エリ・ヴィーゼル

『夢の中 悪夢の中』の白泉社文庫化を機会に、三原順メモノート第6集に「『夢の中 悪夢の中』とエリ・ヴィーゼル」という項目を追加しました。

エリ・ヴィーゼルの『夜』『夜明け』『昼』の3部作を読んだわけですが、詳細はメモノートにて、ここではメモノートに書かなかった感想を。

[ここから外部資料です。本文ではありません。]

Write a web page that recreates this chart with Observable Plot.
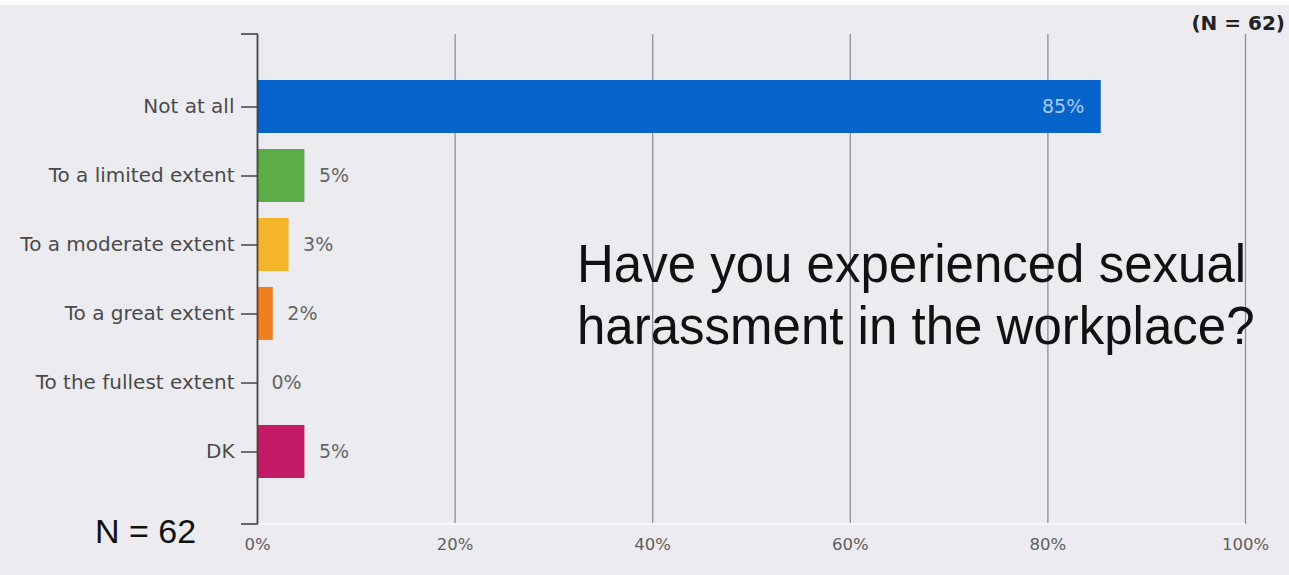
<!DOCTYPE html>
<html>
<head>
<meta charset="utf-8">
<script src="https://cdn.jsdelivr.net/npm/d3@7"></script>
<script src="https://cdn.jsdelivr.net/npm/@observablehq/plot@0.6"></script>
<style>
  html, body { margin: 0; padding: 0; background: #ececf0; }
  #wrap { position: relative; width: 1289px; height: 575px; overflow: hidden; background: #ececf0; }
  #topstrip { position: absolute; left: 0; top: 0; width: 1289px; height: 5px; background: #fbfbfd; }
  .q { position: absolute; left: 577px; top: 233px; font-family: "Liberation Sans", Arial, sans-serif; font-size: 51px; line-height: 59px; color: #111; white-space: nowrap; transform: scaleY(1.05); transform-origin: 0 0; }
  .n1 { position: absolute; left: 95px; top: 514px; font-family: "Liberation Sans", Arial, sans-serif; font-size: 34px; line-height: 1; color: #111; }
  .n2 { position: absolute; right: 4px; top: 13px; font-family: "DejaVu Sans", sans-serif; font-weight: bold; font-size: 20px; line-height: 1; color: #222; }
  #chart { position: absolute; left: 0; top: 0; }
</style>
</head>
<body>
<div id="wrap">
  <div id="topstrip"></div>
  <div id="chart"></div>
  <div class="q">Have you experienced sexual<br>harassment in the workplace?</div>
  <div class="n1">N = 62</div>
  <div class="n2">(N = 62)</div>
</div>
<script>
const categories = ["Not at all", "To a limited extent", "To a moderate extent", "To a great extent", "To the fullest extent", "DK"];
const values = [85.4, 4.8, 3.2, 1.6, 0, 4.8];
const colors = ["#0563c9", "#5cac48", "#f3b52a", "#f07f22", "#c0c0c0", "#c41b67"];
const xTicks = [0, 20, 40, 60, 80, 100];

const data = categories.map((c, i) => ({category: c, value: values[i]}));
const pct = d => Math.round(d) + "%";

// axis end caps (top & bottom of the y-axis line) and faint baseline
const caps = (index, scales, values, dimensions) => {
  const {marginTop, height, marginBottom, width, marginRight} = dimensions;
  const g = d3.create("svg:g");
  const x0 = scales.x(0);
  const yTop = marginTop, yBot = height - marginBottom;
  g.append("line").attr("x1", x0).attr("x2", width - marginRight).attr("y1", yBot).attr("y2", yBot)
    .attr("stroke", "#f8f8fb").attr("stroke-width", 2);
  for (const y of [yTop, yBot]) {
    g.append("line").attr("x1", x0 - 16).attr("x2", x0 + 1).attr("y1", y).attr("y2", y)
      .attr("stroke", "#444").attr("stroke-width", 1.6);
  }
  return g.node();
};

const chart = Plot.plot({
  width: 1289,
  height: 575,
  marginLeft: 257,
  marginRight: 44,
  marginTop: 34,
  marginBottom: 51,
  style: {background: "transparent", fontFamily: "DejaVu Sans, Verdana, sans-serif"},
  x: {domain: [0, 100]},
  y: {domain: categories, paddingInner: 0.23, paddingOuter: 0.62},
  color: {domain: categories, range: colors},
  marks: [
    Plot.ruleX(xTicks.slice(1), {stroke: "#8a9098", strokeWidth: 1.3}),
    caps,
    Plot.barX(data, {x: "value", y: "category", fill: "category"}),
    Plot.ruleX([0], {stroke: "#444", strokeWidth: 1.8}),
    Plot.axisY({tickSize: 16, tickPadding: 7, fontSize: 20, fill: "#4a4a4a", stroke: "#444", strokeWidth: 1.5, label: null}),
    Plot.axisX({ticks: xTicks, tickFormat: d => d + "%", tickSize: 0, tickPadding: 14, fontSize: 16.5, fill: "#5e5e5e", label: null}),
    Plot.text(data.filter(d => d.value < 50), {x: "value", y: "category", text: d => pct(d.value), dx: 14, textAnchor: "start", fill: "#666", fontSize: 19}),
    Plot.text(data.filter(d => d.value >= 50), {x: "value", y: "category", text: d => pct(d.value), dx: -17, textAnchor: "end", fill: "#a9c9ef", fontSize: 19})
  ]
});
document.getElementById("chart").appendChild(chart);
</script>
</body>
</html>
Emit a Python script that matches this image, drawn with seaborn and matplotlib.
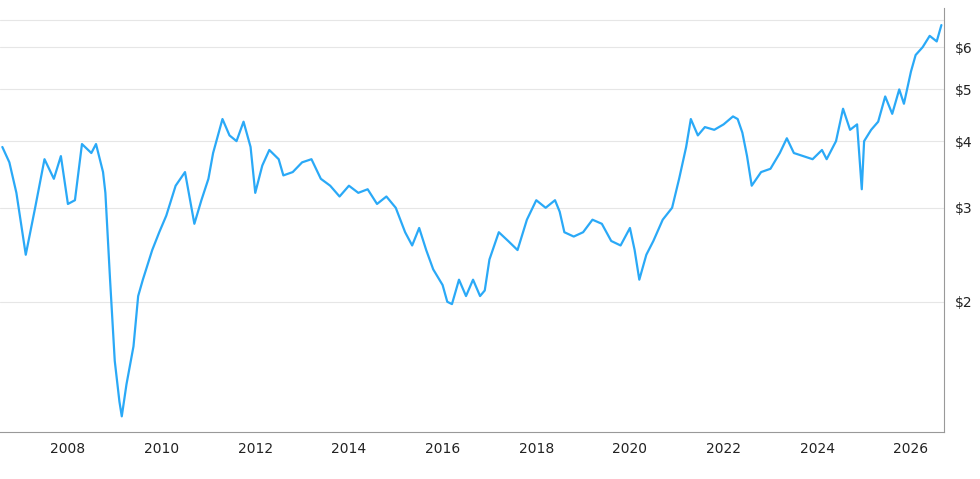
import matplotlib
matplotlib.use("Agg")
import matplotlib.pyplot as plt
import seaborn as sns
import pandas as pd
import numpy as np
from matplotlib.ticker import FixedLocator, NullLocator

years = [2006.6,2006.75,2006.9,2007.1,2007.3,2007.5,2007.7,2007.85,2008.0,2008.15,2008.3,2008.5,2008.6,2008.75,2008.8,2008.9,
2009.0,2009.1,2009.15,2009.25,2009.4,2009.5,2009.6,2009.8,2009.95,2010.1,2010.3,2010.5,2010.7,2010.85,2011.0,2011.1,2011.3,
2011.45,2011.6,2011.75,2011.9,2012.0,2012.15,2012.3,2012.5,2012.6,2012.8,2013.0,2013.2,2013.4,2013.6,2013.8,2014.0,2014.2,
2014.4,2014.6,2014.8,2015.0,2015.2,2015.35,2015.5,2015.65,2015.8,2016.0,2016.1,2016.2,2016.35,2016.5,2016.65,2016.8,2016.9,
2017.0,2017.2,2017.4,2017.6,2017.8,2018.0,2018.2,2018.4,2018.5,2018.6,2018.8,2019.0,2019.2,2019.4,2019.6,2019.8,2020.0,
2020.1,2020.2,2020.35,2020.5,2020.7,2020.9,2021.05,2021.2,2021.3,2021.45,2021.6,2021.8,2022.0,2022.2,2022.3,2022.4,2022.5,
2022.6,2022.8,2023.0,2023.2,2023.35,2023.5,2023.7,2023.9,2024.1,2024.2,2024.4,2024.55,2024.7,2024.85,2024.95,2025.0,2025.15,
2025.3,2025.45,2025.6,2025.75,2025.85,2026.0,2026.1,2026.25,2026.4,2026.55,2026.65]
prices = [3.9,3.65,3.2,2.45,3.0,3.7,3.4,3.75,3.05,3.1,3.95,3.8,3.95,3.5,3.2,2.2,
1.55,1.3,1.22,1.4,1.65,2.05,2.2,2.5,2.7,2.9,3.3,3.5,2.8,3.1,3.4,3.8,4.4,
4.1,4.0,4.35,3.9,3.2,3.6,3.85,3.7,3.45,3.5,3.65,3.7,3.4,3.3,3.15,3.3,3.2,
3.25,3.05,3.15,3.0,2.7,2.55,2.75,2.5,2.3,2.15,2.0,1.98,2.2,2.05,2.2,2.05,2.1,
2.4,2.7,2.6,2.5,2.85,3.1,3.0,3.1,2.95,2.7,2.65,2.7,2.85,2.8,2.6,2.55,2.75,
2.5,2.2,2.45,2.6,2.85,3.0,3.4,3.9,4.4,4.1,4.25,4.2,4.3,4.45,4.4,4.15,3.75,
3.3,3.5,3.55,3.8,4.05,3.8,3.75,3.7,3.85,3.7,4.0,4.6,4.2,4.3,3.25,4.0,4.2,
4.35,4.85,4.5,5.0,4.7,5.4,5.8,6.0,6.3,6.15,6.6]
ytick_vals = [2,3,4,5,6]
ytick_labels = ["$2","$3","$4","$5","$6"]
xtick_years = list(range(2008, 2027, 2))

df = pd.DataFrame({"year": years, "price": prices})
sns.set_style("white")
fig = plt.figure(figsize=(9.8,4.79), dpi=100)
ax = fig.add_axes([0.0, 0.098, 0.963, 0.885])
sns.lineplot(data=df, x="year", y="price", ax=ax, color="#2aa9f7", linewidth=1.6)
ax.set_yscale("log")
ax.set_ylim(1.14, 7.1)
ax.set_xlim(2006.55, 2026.7)
ax.yaxis.set_major_locator(FixedLocator(ytick_vals))
ax.yaxis.set_minor_locator(NullLocator())
ax.set_yticklabels(ytick_labels)
ax.yaxis.tick_right()
ax.set_xticks(xtick_years)
ax.set_xticklabels([str(y) for y in xtick_years])
ax.grid(axis="y", color="#e6e6e6", linewidth=0.8)
ax.axhline(6.75, color="#e6e6e6", linewidth=0.8, zorder=0)
for s in ["top","left"]:
    ax.spines[s].set_visible(False)
for s in ["right","bottom"]:
    ax.spines[s].set_color("#999999")
ax.tick_params(axis="both", labelsize=10, colors="#222222", length=4, color="#999999")
ax.tick_params(axis="y", length=0, pad=8)
ax.set_xlabel(""); ax.set_ylabel("")
fig.savefig("out.png", dpi=100)
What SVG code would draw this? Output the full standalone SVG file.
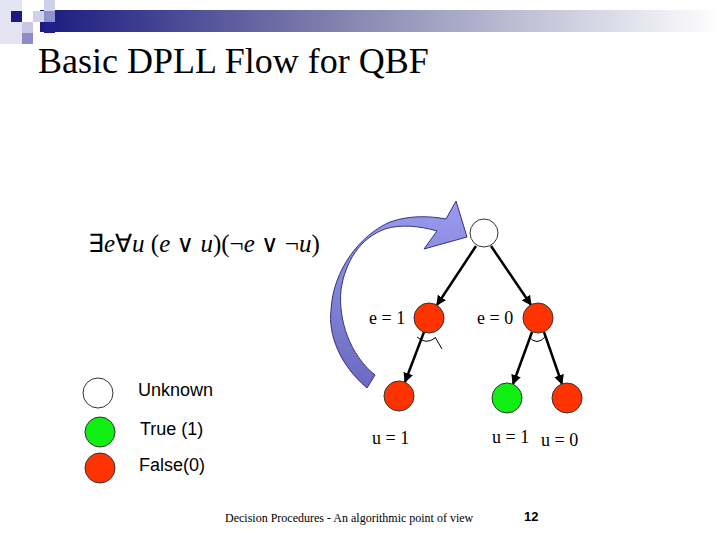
<svg xmlns="http://www.w3.org/2000/svg" width="720" height="540" viewBox="0 0 720 540">
<defs>
<linearGradient id="bar" x1="0" y1="0" x2="1" y2="0">
<stop offset="0" stop-color="#1a1a80"/>
<stop offset="0.45" stop-color="#8585b0"/>
<stop offset="1" stop-color="#ffffff"/>
</linearGradient>
<linearGradient id="arc" x1="0" y1="0" x2="0" y2="1">
<stop offset="0" stop-color="#9a9aee"/>
<stop offset="1" stop-color="#6a6ac0"/>
</linearGradient>
<marker id="ah" viewBox="0 0 10 10" refX="9" refY="5" markerWidth="4" markerHeight="4" orient="auto" markerUnits="strokeWidth">
<path d="M0,0 L10,5 L0,10 Z" fill="#000"/>
</marker>
<style>
.n{stroke:#333;stroke-width:1}
.w{fill:#fff}
.r{fill:#ff3300}
.g{fill:#11ee11}
.e{stroke:#000;stroke-width:2.5;fill:none;marker-end:url(#ah)}
.t{font-family:"Liberation Serif",serif;font-size:18px;fill:#000}
.lg{font-family:"Liberation Sans",sans-serif;font-size:18px;fill:#000}
.arcl{fill:none;stroke:#000;stroke-width:1}
.op{font-family:"DejaVu Serif",serif;font-size:24px}
</style>
</defs>
<rect width="720" height="540" fill="#fff"/>
<g id="header">
<rect x="40" y="10" width="680" height="22" fill="url(#bar)"/>
<rect x="0" y="0" width="22" height="44" fill="#e4e4f2"/>
<rect x="11" y="11" width="11" height="11" fill="#1a1a80"/>
<rect x="22" y="22" width="11" height="11" fill="#c8c8e6"/>
<rect x="22" y="33" width="11" height="11" fill="#8c8cc8"/>
<rect x="33" y="11" width="11" height="11" fill="#d0d0ea"/>
<rect x="44" y="0" width="11" height="11" fill="#d0d0ea"/>
<rect x="44" y="11" width="11" height="11" fill="#9090cc"/>
<rect x="44" y="22" width="11" height="11" fill="#202088"/>
</g>
<text x="38" y="73" font-family="Liberation Serif, serif" font-size="36">Basic DPLL Flow for QBF</text>
<text x="88" y="252" font-family="Liberation Serif, serif" font-size="25">∃<tspan font-style="italic">e</tspan>∀<tspan font-style="italic">u</tspan> (<tspan font-style="italic">e</tspan> <tspan class="op">∨</tspan> <tspan font-style="italic">u</tspan>)(¬<tspan font-style="italic">e</tspan> <tspan class="op">∨</tspan> ¬<tspan font-style="italic">u</tspan>)</text>
<path id="bigarrow" d="M367,388 C340,365 328,335 331,310 C333,270 360,235 390,222 C410,215 430,216 446,219 L456,201 L467,237 L424,249 L437,231 C420,226 400,224 385,229 C360,238 345,262 341,290 C338,320 350,355 375,375 Z" fill="url(#arc)" stroke="#33337a" stroke-width="1"/>
<g id="connectors">
<line class="e" x1="476" y1="246" x2="437" y2="305"/>
<line class="e" x1="491" y1="246" x2="531" y2="305"/>
<line class="e" x1="424" y1="332" x2="405" y2="382"/>
<line class="e" x1="532" y1="332" x2="513" y2="384"/>
<line class="e" x1="544" y1="332" x2="562" y2="384"/>
<path class="arcl" d="M417,337 Q426,345 435,338"/>
<line class="arcl" x1="435" y1="337" x2="442" y2="349"/>
<path class="arcl" d="M529,337 Q537,346 545,337"/>
</g>
<g id="root"><circle class="n w" cx="484" cy="233" r="14"/></g>
<g id="e1"><circle class="n r" cx="429" cy="318" r="15"/><text class="t" x="369" y="324">e = 1</text></g>
<g id="e0"><circle class="n r" cx="538" cy="318" r="15"/><text class="t" x="477" y="324">e = 0</text></g>
<g id="u1a"><circle class="n r" cx="399" cy="396" r="15"/><text class="t" x="372" y="444">u = 1</text></g>
<g id="u1b"><circle class="n g" cx="507" cy="398" r="15"/><text class="t" x="492" y="443">u = 1</text></g>
<g id="u0"><circle class="n r" cx="567" cy="398" r="15"/><text class="t" x="541" y="446">u = 0</text></g>
<g id="legend">
<circle class="n w" cx="98" cy="393" r="15"/>
<circle class="n g" cx="100" cy="432" r="15"/>
<circle class="n r" cx="100" cy="468" r="15"/>
<text class="lg" x="138" y="396">Unknown</text>
<text class="lg" x="140" y="435">True (1)</text>
<text class="lg" x="139" y="471">False(0)</text>
</g>
<text x="225" y="522" font-family="Liberation Serif, serif" font-size="12">Decision Procedures - An algorithmic point of view</text>
<text x="524" y="521" font-family="Liberation Sans, sans-serif" font-size="13" font-weight="bold">12</text>
</svg>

エリ・ヴィーゼルの『昼』の中で、主人公は即死に近い交通事故にあい、難しい手術の後、奇跡的に一命を取り留めます。手術後回復してきた主人公に、執刀した医師が問い詰めます。
手術では、患者と医師が力を合わせて死に打ち勝つものだ、
しかし、あなたの身体は私に一向に協力しなかった、
だから私は孤独に戦わなければならなかった、なぜなのですか、と。
これはこの物語の非常に重要なシーンで、大きな意味があるのですが、立野はちょっと違うことを思い出してしまっていました。

それは、1999年のJCO臨界事故。
推定18Svの被ばくをした方は、治療むなしく亡くなられてしまわれた訳ですが、そのとき自分が改めて感じていたのは、医療というのは結局は生命自体が生きようとする力を助けることしかできないのだな、ということ。縫い合わせておけば後はくっついたり、薬で菌を弱めれば後は戦ってくれたり。このときの治療のニュースは、全く治ろうとしない肉体と向き合う悲惨な戦いのようなものをを伝えていましたから。
エリ・ヴィーゼルの物語とは何ら関係ない、単なる立野の連想です。

あ、また一つ思い出しました、三原順『Sons』で、DDがかぶれた手が治るのに感嘆するシーン。
「オレずっと…自分の手なんて大して好きでもなかった。特別器用でもないし力だって知れたものだし…。かぶれた時も腹を立てるばかりで治す努力も殆どしてやらなかった!“早く治れ”と思ってさえやらなかった!それでも、こいつらひとりで立ち直ってみせてるんだ。可愛くもなるさ!」「オレの心がどうだろうと、オレの躰は少しでもオレが生き易い状態にいようと…。それがオレの望むレベルには達しないとしても…それでも…オレの味方であろうとしているんだ…って…。そういう感じなのさ…今は」

そう、今でも例えば自分が二日酔いから回復している時でも(笑)、自分の身体は少しでも自分が生き易い状態になるよう頑張ってくれている…と思うことがあるのだけど、そのルーツって、『Sons』のこのシーンなんですよね。
救いのない話ばかりだったけれど、このシーンを思い出したら、少し気分がよくなった。ありがとう、DD。ありがとう、三原順さん。